[Entries from a dataset]
[Start]

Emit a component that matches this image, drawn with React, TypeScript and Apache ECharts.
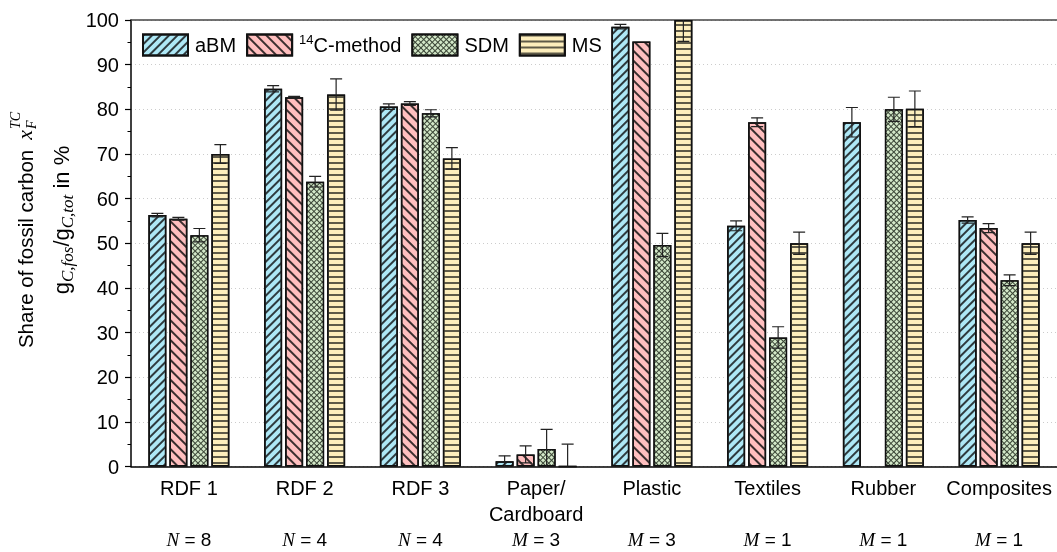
import React, { useEffect, useRef } from "react";
import * as echarts from "echarts";

const categories = ["RDF 1", "RDF 2", "RDF 3", "Paper/\nCardboard", "Plastic", "Textiles", "Rubber", "Composites"];
const sampleSymbol = ["N", "N", "N", "M", "M", "M", "M", "M"];
const sampleCount = [8, 4, 4, 3, 3, 1, 1, 1];

const seriesNames = ["aBM", "14C-method", "SDM", "MS"];
const aBM = [56.3, 84.6, 80.6, 1.2, 98.5, 53.9, 77.1, 55.2];
const aBMErr = [0.4, 0.7, 0.6, 1.2, 0.5, 1.1, 3.3, 0.7];
const c14 = [55.5, 82.7, 81.3, 2.7, 95.2, 77.1, null, 53.4];
const c14Err = [0.3, 0.2, 0.4, 1.9, null, 1.0, null, 1.0];
const sdm = [51.8, 63.8, 79.1, 3.9, 49.6, 28.9, 80.0, 41.7];
const sdmErr = [1.5, 1.2, 0.8, 4.4, 2.6, 2.4, 2.7, 1.2];
const ms = [70.0, 83.3, 69.0, 0, 100, 50.0, 80.1, 50.0];
const msErr = [2.1, 3.5, 2.4, 5.0, 4.8, 2.5, 4.0, 2.5];

const yTicks = { min: 0, max: 100, interval: 10 };

const SANS = "Liberation Sans";
const SERIF = "Liberation Serif";

function measure(text: string, font: string): number {
  const c = document.createElement("canvas").getContext("2d");
  if (!c) return text.length * 10;
  c.font = font;
  return c.measureText(text).width;
}

export default function App() {
  const ref = useRef<HTMLDivElement>(null);

  useEffect(() => {
    if (!ref.current) return;
    const chart = echarts.init(ref.current, null, { renderer: "svg" });

    const values = [aBM, c14, sdm, ms];
    const errs = [aBMErr, c14Err, sdmErr, msErr];
    const fills = ["#aee8f6", "#ffbfbf", "#d3e8c8", "#fdeebc"];
    const decals: any[] = [
      { symbol: "rect", dashArrayX: [1, 0], dashArrayY: [1.3, 3.4], rotation: -Math.PI / 4, color: "#2e3a3e" },
      { symbol: "rect", dashArrayX: [1, 0], dashArrayY: [1.2, 4.8], rotation: Math.PI / 4, color: "#3a2e2e" },
      { symbol: "rect", dashArrayX: [3, 1], dashArrayY: [3, 1], rotation: Math.PI / 4, color: "#d3e8c8" },
      { symbol: "rect", dashArrayX: [1, 0], dashArrayY: [1.2, 3.6], rotation: 0, color: "#5e5a48" },
    ];
    const barW = 18;
    const gap = 3;
    const offsets = [0, 1, 2, 3].map((i) => (i - 1.5) * (barW + gap));

    const barSeries = values.map((vals, i) => ({
      name: seriesNames[i],
      type: "bar",
      data: vals.map((v) => (v === null ? "-" : v)),
      barWidth: barW,
      barGap: (gap / barW) * 100 + "%",
      itemStyle: {
        color: i === 2 ? "#3a4536" : fills[i],
        borderColor: "#111",
        borderWidth: 1.5,
        decal: decals[i],
      },
      z: 2,
    }));

    const errSeries = errs.map((ee, i) => ({
      type: "custom",
      name: seriesNames[i] + " err",
      clip: true,
      z: 5,
      data: ee.map((e, ci) => [ci, values[i][ci] === null ? NaN : values[i][ci], e === null ? NaN : e]),
      renderItem: (params: any, api: any) => {
        const ci = api.value(0);
        const v = api.value(1);
        const e = api.value(2);
        if (isNaN(v) || isNaN(e)) return null;
        const top = api.coord([ci, v + e]);
        const bot = api.coord([ci, v - e]);
        const x = top[0] + offsets[i];
        const hw = 6;
        const st = { stroke: "#222", lineWidth: 1.2 };
        return {
          type: "group",
          children: [
            { type: "line", shape: { x1: x, y1: top[1], x2: x, y2: bot[1] }, style: st },
            { type: "line", shape: { x1: x - hw, y1: top[1], x2: x + hw, y2: top[1] }, style: st },
            { type: "line", shape: { x1: x - hw, y1: bot[1], x2: x + hw, y2: bot[1] }, style: st },
          ],
        };
      },
    }));

    // y-axis title (rotated)
    const f1 = 20.5;
    const mainTxt = "Share of fossil carbon";
    const w1 = measure(mainTxt, `${f1}px "${SANS}"`);
    const wx = measure("x", `italic 22px "${SERIF}"`);
    const wF = measure("F", `italic 14px "${SERIF}"`);
    const wTC = measure("TC", `italic 14px "${SERIF}"`);
    const g1 = 10;
    const total = w1 + g1 + wx + 1 + Math.max(wF, wTC);
    const s0 = -total / 2;

    const option: any = {
      animation: false,
      grid: { left: 131, top: 20, width: 928, bottom: 84, containLabel: false },
      legend: {
        data: seriesNames,
        left: 142,
        top: 33,
        padding: 0,
        itemWidth: 45,
        itemHeight: 21,
        itemGap: 10,
        icon: "rect",
        textStyle: {
          fontSize: 20,
          fontFamily: SANS,
          color: "#000",
          padding: [0, 0, 0, 2],
          rich: {
            sup: { fontSize: 13, fontFamily: SANS, color: "#000", verticalAlign: "top", lineHeight: 24 },
            t: { fontSize: 20, fontFamily: SANS, color: "#000", lineHeight: 24 },
          },
        },
        formatter: (name: string) => (name === "14C-method" ? "{sup|14}{t|C-method}" : name),
      },
      xAxis: [
        {
          type: "category",
          data: categories,
          axisLine: { lineStyle: { color: "#000", width: 1.5 } },
          axisTick: { length: 8, lineStyle: { color: "#000", width: 1.2 } },
          axisLabel: {
            interval: 0,
            margin: 9,
            color: "#000",
            fontSize: 20,
            fontFamily: SANS,
            lineHeight: 25.5,
            formatter: (value: string, idx: number) => {
              const parts = value.split("\n");
              const head = parts.map((p) => `{c|${p}}`).join("\n");
              const pad = parts.length === 1 ? "\n{c| }" : "";
              return `${head}${pad}\n{it|${sampleSymbol[idx]}}{eq| = ${sampleCount[idx]}}`;
            },
            rich: {
              c: { fontSize: 20, fontFamily: SANS, color: "#000", lineHeight: 25.5 },
              it: { fontSize: 19, fontFamily: SERIF, fontStyle: "italic", color: "#000", lineHeight: 25.5 },
              eq: { fontSize: 19, fontFamily: SANS, color: "#000", lineHeight: 25.5 },
            },
          },
          splitLine: { show: false },
        },
        {
          type: "category",
          data: categories,
          position: "top",
          axisLine: { lineStyle: { color: "#444", width: 1.5 } },
          axisTick: { show: false },
          axisLabel: { show: false },
        },
      ],
      yAxis: {
        type: "value",
        min: yTicks.min,
        max: yTicks.max,
        interval: yTicks.interval,
        axisLine: { show: true, lineStyle: { color: "#000", width: 1.5 } },
        axisTick: { show: true, length: 6, lineStyle: { color: "#000", width: 1.2 } },
        minorTick: { show: true, splitNumber: 2, length: 3.5, lineStyle: { color: "#000", width: 1 } },
        axisLabel: { margin: 12, fontSize: 20, fontFamily: SANS, color: "#000" },
        splitLine: { show: true, lineStyle: { type: [1, 3], color: "#cccccc", width: 1 } },
      },
      series: [...barSeries, ...errSeries],
      graphic: [
        {
          type: "group",
          x: 25,
          y: 230,
          rotation: Math.PI / 2,
          children: [
            {
              type: "text",
              x: s0,
              y: 0,
              style: { text: mainTxt, fontSize: f1, fontFamily: SANS, fill: "#000", align: "left", verticalAlign: "middle" },
            },
            {
              type: "text",
              x: s0 + w1 + g1,
              y: -1,
              style: { text: "x", fontSize: 22, fontFamily: SERIF, fontStyle: "italic", fill: "#000", align: "left", verticalAlign: "middle" },
            },
            {
              type: "text",
              x: s0 + w1 + g1 + wx + 1,
              y: 6,
              style: { text: "F", fontSize: 14, fontFamily: SERIF, fontStyle: "italic", fill: "#000", align: "left", verticalAlign: "middle" },
            },
            {
              type: "text",
              x: s0 + w1 + g1 + wx + 1,
              y: -10,
              style: { text: "TC", fontSize: 14, fontFamily: SERIF, fontStyle: "italic", fill: "#000", align: "left", verticalAlign: "middle" },
            },
            {
              type: "text",
              x: 10,
              y: 36,
              style: {
                text: "{n|g}{s|C,fos}{n|/g}{s|C,tot}{n| in %}",
                align: "center",
                verticalAlign: "middle",
                rich: {
                  n: { fontSize: 22, fontFamily: SANS, fill: "#000", lineHeight: 30 },
                  s: { fontSize: 17, fontFamily: SERIF, fontStyle: "italic", fill: "#000", verticalAlign: "bottom" },
                },
              },
            },
          ],
        },
      ],
    };

    chart.setOption(option);
    return () => chart.dispose();
  }, []);

  return <div ref={ref} style={{ position: "fixed", left: 0, top: 0, width: 1057, height: 552 }} />;
}
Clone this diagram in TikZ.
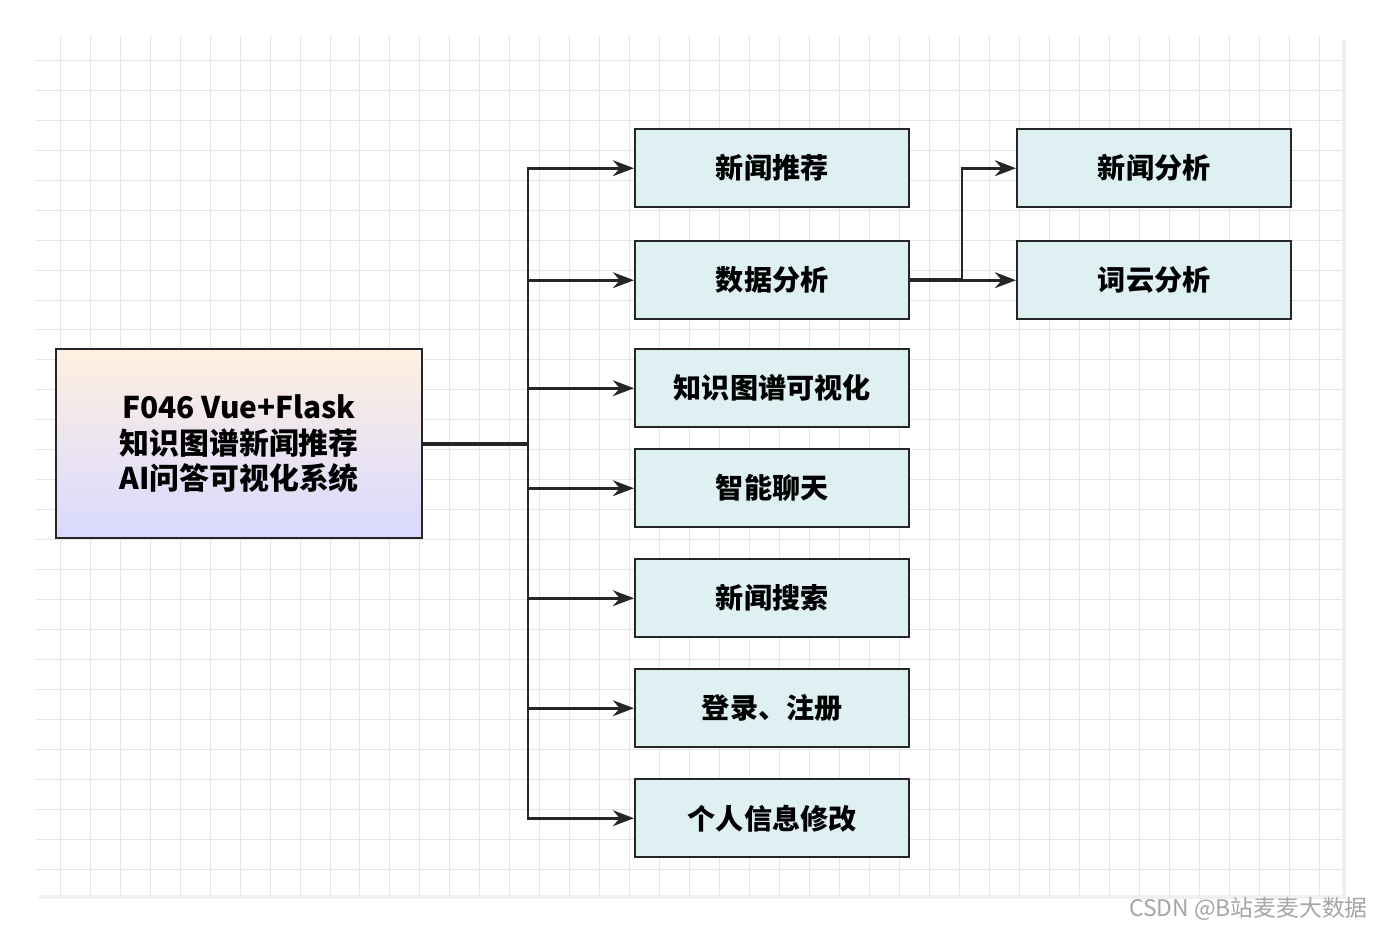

[End]

- _PROMPT_:
Show all lines in the entries above where the string "React" appears.

- _CORRECT ANSWER_:
Emit a component that matches this image, drawn with React, TypeScript and Apache ECharts.
import React, { useEffect, useRef } from "react";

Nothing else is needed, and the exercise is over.